An area of concern for website providers, promotions operators, sponsors, and others that permit third parties to post user-generated content ("UGC") is the possibility that the UGC will infringe copyright. Discussing the problem and the safe harbor defense provided by the Digital Millennium Copyright Act (“DMCA”), Alan L. Friel and Nathan D. Meyer write:
 
[T]he Online Copyright Infringement Liability Limitation Act, passed in 1998 as Title II of the [DMCA] provides that an online service provider, including potentially a single sponsor website and joint operators of co-branded websites, may be able to create a safe harbor defense for what is truly UGC stored at the direction of users if it maintains a proper DMCA compliant notice and take down process.
 
     If the website does not “receive a financial benefit directly attributable to the infringing activity” in a situation where it “has the right and ability to control such activity,” has registered an agent of service with the U.S. Copyright Office and maintains a procedure compliant with the Act for the removal of UGC upon a valid take down request, it should have a defense to copyright infringement claims by copyright holders for UGC stored at the direction of users. The service provider must respond expeditiously to remove, or disable access to, material that a proper notice identifies as infringing. If the user whose content is taken down files a proper counter-notification requesting the restoration of removed content, the service provider must send a copy of such request to the party that originally requested the removal.

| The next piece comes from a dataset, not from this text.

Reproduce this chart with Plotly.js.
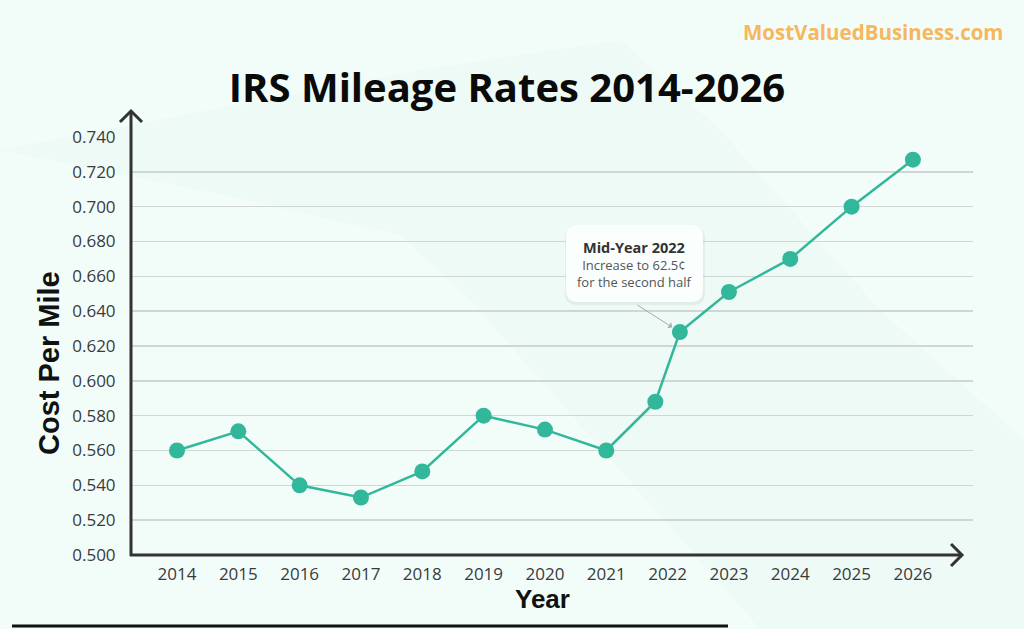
<!DOCTYPE html>
<html>
<head>
<meta charset="utf-8">
<script src="https://cdn.plot.ly/plotly-3.0.1.min.js"></script>
<style>
  html, body { margin: 0; padding: 0; background: #f2fdfa; }
  #chart { width: 1024px; height: 629px; }
</style>
</head>
<body>
<div id="chart"></div>
<script>
// data
const tickYears = [2014, 2015, 2016, 2017, 2018, 2019, 2020, 2021, 2022, 2023, 2024, 2025, 2026];
const tickLabels = ['2014', '2015', '2016', '2017', '2018', '2019', '2020', '2021', '2022', '2023', '2024', '2025', '2026'];
// 2022 has two rates: first half and second half
const pointYears = [2014, 2015, 2016, 2017, 2018, 2019, 2020, 2021, 2021.8, 2022.2, 2023, 2024, 2025, 2026];
const rates = [0.560, 0.571, 0.540, 0.533, 0.548, 0.580, 0.572, 0.560, 0.588, 0.628, 0.651, 0.670, 0.700, 0.727];
const noteIndex = 9;

// plot area in pixels, used to place the decorations
const L = 131, R = 973, T = 137, B = 555;
function px(x) { return (x - L) / (R - L); }
function py(y) { return (B - y) / (B - T); }
function path(pts) {
    return 'M' + pts.map(p => px(p[0]).toFixed(4) + ',' + py(p[1]).toFixed(4)).join('L');
}
function roundBox(x0, y0, x1, y1, r) {
    const P = (x, y) => px(x).toFixed(4) + ',' + py(y).toFixed(4);
    return 'M' + P(x0 + r, y0) + 'L' + P(x1 - r, y0) + 'Q' + P(x1, y0) + ' ' + P(x1, y0 + r) +
        'L' + P(x1, y1 - r) + 'Q' + P(x1, y1) + ' ' + P(x1 - r, y1) +
        'L' + P(x0 + r, y1) + 'Q' + P(x0, y1) + ' ' + P(x0, y1 - r) +
        'L' + P(x0, y0 + r) + 'Q' + P(x0, y0) + ' ' + P(x0 + r, y0) + 'Z';
}

const teal = '#33b79b';
const axisColor = '#333333';

const trace = {
    x: pointYears,
    y: rates,
    type: 'scatter',
    mode: 'lines+markers',
    line: { color: teal, width: 2.5 },
    marker: { color: teal, size: 16 },
    hoverinfo: 'x+y',
    cliponaxis: false
};

const shapes = [
    // faint diagonal band in the background
    {
        type: 'path', xref: 'paper', yref: 'paper', layer: 'below',
        path: path([[0, 150], [200, 190], [400, 235], [470, 300], [620, 470], [760, 629], [1024, 629],
                    [1024, 440], [880, 310], [720, 130], [620, 40], [420, 70], [0, 150]]) + 'Z',
        fillcolor: '#eefaf6', line: { width: 0 }
    },
    // y axis with open arrow
    { type: 'line', xref: 'paper', yref: 'paper', x0: px(131), y0: py(556), x1: px(131), y1: py(111),
      line: { color: axisColor, width: 3 } },
    { type: 'path', xref: 'paper', yref: 'paper', path: path([[120, 122], [131, 111], [142, 122]]),
      line: { color: axisColor, width: 3 } },
    // x axis with open arrow
    { type: 'line', xref: 'paper', yref: 'paper', x0: px(130), y0: py(555), x1: px(962), y1: py(555),
      line: { color: axisColor, width: 3 } },
    { type: 'path', xref: 'paper', yref: 'paper', path: path([[951, 544], [962, 555], [951, 566]]),
      line: { color: axisColor, width: 3 } },
    // callout box shadow and box
    { type: 'path', xref: 'paper', yref: 'paper', path: roundBox(565, 227, 705, 305, 12),
      fillcolor: 'rgba(0,0,0,0.05)', line: { width: 0 } },
    { type: 'path', xref: 'paper', yref: 'paper', path: roundBox(566, 225, 703, 302, 12),
      fillcolor: '#fafefd', line: { width: 0 } },
    // black rule at the bottom
    { type: 'line', xref: 'paper', yref: 'paper', x0: px(12), y0: py(626), x1: px(728), y1: py(626),
      line: { color: '#111111', width: 3 } }
];

const annotations = [
    {
        xref: 'paper', yref: 'paper', x: px(873), y: py(32), xanchor: 'center', yanchor: 'middle',
        text: 'MostValuedBusiness.com', showarrow: false,
        font: { family: 'Open Sans', size: 20.5, color: '#f7b75c', weight: 700 }
    },
    {
        xref: 'paper', yref: 'paper', x: px(49), y: py(363), xanchor: 'center', yanchor: 'middle',
        text: 'Cost Per Mile', textangle: -90, showarrow: false,
        font: { family: 'Liberation Sans', size: 29, color: '#111111', weight: 700 }
    },
    {
        xref: 'paper', yref: 'paper', x: px(542), y: py(599), xanchor: 'center', yanchor: 'middle',
        text: 'Year', showarrow: false,
        font: { family: 'Liberation Sans', size: 26, color: '#111111', weight: 700 }
    },
    {
        xref: 'paper', yref: 'paper', x: px(634), y: py(264), xanchor: 'center', yanchor: 'middle',
        text: '<b><span style="font-size:14.5px;color:#333">Mid-Year 2022</span></b><br>Increase to 62.5¢<br>for the second half',
        showarrow: false, align: 'center',
        font: { family: 'Open Sans', size: 13, color: '#555555' }
    },
    {
        x: pointYears[noteIndex], y: rates[noteIndex], xref: 'x', yref: 'y',
        text: '', showarrow: true, ax: -44, ay: -28, standoff: 9,
        arrowhead: 1, arrowsize: 1.2, arrowwidth: 1, arrowcolor: '#aaaaaa'
    }
];

const layout = {
    width: 1024,
    height: 629,
    margin: { l: L, r: 1024 - R, t: T, b: 629 - B },
    paper_bgcolor: '#f2fdfa',
    plot_bgcolor: 'rgba(0,0,0,0)',
    showlegend: false,
    title: {
        text: 'IRS Mileage Rates 2014-2026',
        x: 507 / 1024, xanchor: 'center',
        y: 1 - 88 / 629, yanchor: 'middle', yref: 'container',
        font: { family: 'Open Sans', size: 40, color: '#0a0a0a', weight: 700 }
    },
    xaxis: {
        range: [2013.25, 2026.98],
        tickvals: tickYears,
        ticktext: tickLabels,
        showgrid: false,
        zeroline: false,
        showline: false,
        ticks: 'outside', ticklen: 4, tickcolor: 'rgba(0,0,0,0)',
        tickfont: { family: 'Open Sans', size: 17, color: '#3a3a3a' }
    },
    yaxis: {
        range: [0.5, 0.74],
        dtick: 0.02,
        tick0: 0.5,
        tickformat: '.3f',
        showgrid: true,
        gridcolor: '#cfd6d4',
        gridwidth: 1.5,
        zeroline: false,
        showline: false,
        ticks: 'outside', ticklen: 11, tickcolor: 'rgba(0,0,0,0)',
        tickfont: { family: 'Open Sans', size: 17, color: '#3a3a3a' }
    },
    shapes: shapes,
    annotations: annotations
};

Plotly.newPlot('chart', [trace], layout, { displayModeBar: false, staticPlot: true });
</script>
</body>
</html>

Unless that party then obtains a court order supporting removal of the material at issue, the service provider must restore access to the material. A service provider does not have a duty to monitor its website for infringing content, but must terminate repeat offenders and must not have actual knowledge that material is infringing. However, “if the service provider becomes aware of a ‘red flag’ from which infringing activity is apparent, it will lose the limitation of liability if it takes no action.”
 
     A further requirement for safe harbor under the DMCA is implementation of “standard technical measures.” On this issue, the industry arguably appears to be moving toward a standard as of early 2008. . . . The use of content filters, however, is likely to result in complaints by the fair use community that First Amendment protected transformative uses of third-party content (i.e., fair use) are improperly blocked by such technology. The Copyright Act codifies the concept of fair use at 17 U.S.C. § 107as a defense to a copyright infringement claim. Under the DMCA’s notice and take down scheme, the user that posted allegedly infringing UGC has a procedure, in the form of the counter-notice, for raising the fair use defense. The UGC Principles provide that “Copyright Owners and UGC Services should cooperate to ensure that Information Technology is implemented in a manner that effectively balances legitimate interests in (1) blocking infringing user uploaded content, (2) allowing wholly original and authorized uploads, and (3) accommodating fair use.” However, they fall short of setting forth ways in which fair use will be respected and . . . a method for users to raise a fair use defense to removal or blocking of UGC by filtering technology. Accordingly, it remains unsettled how users will be able to advance a fair use position with respect to UGC caught by filters, short of bringing a declaratory relief action, which few users will have the resources to pursue.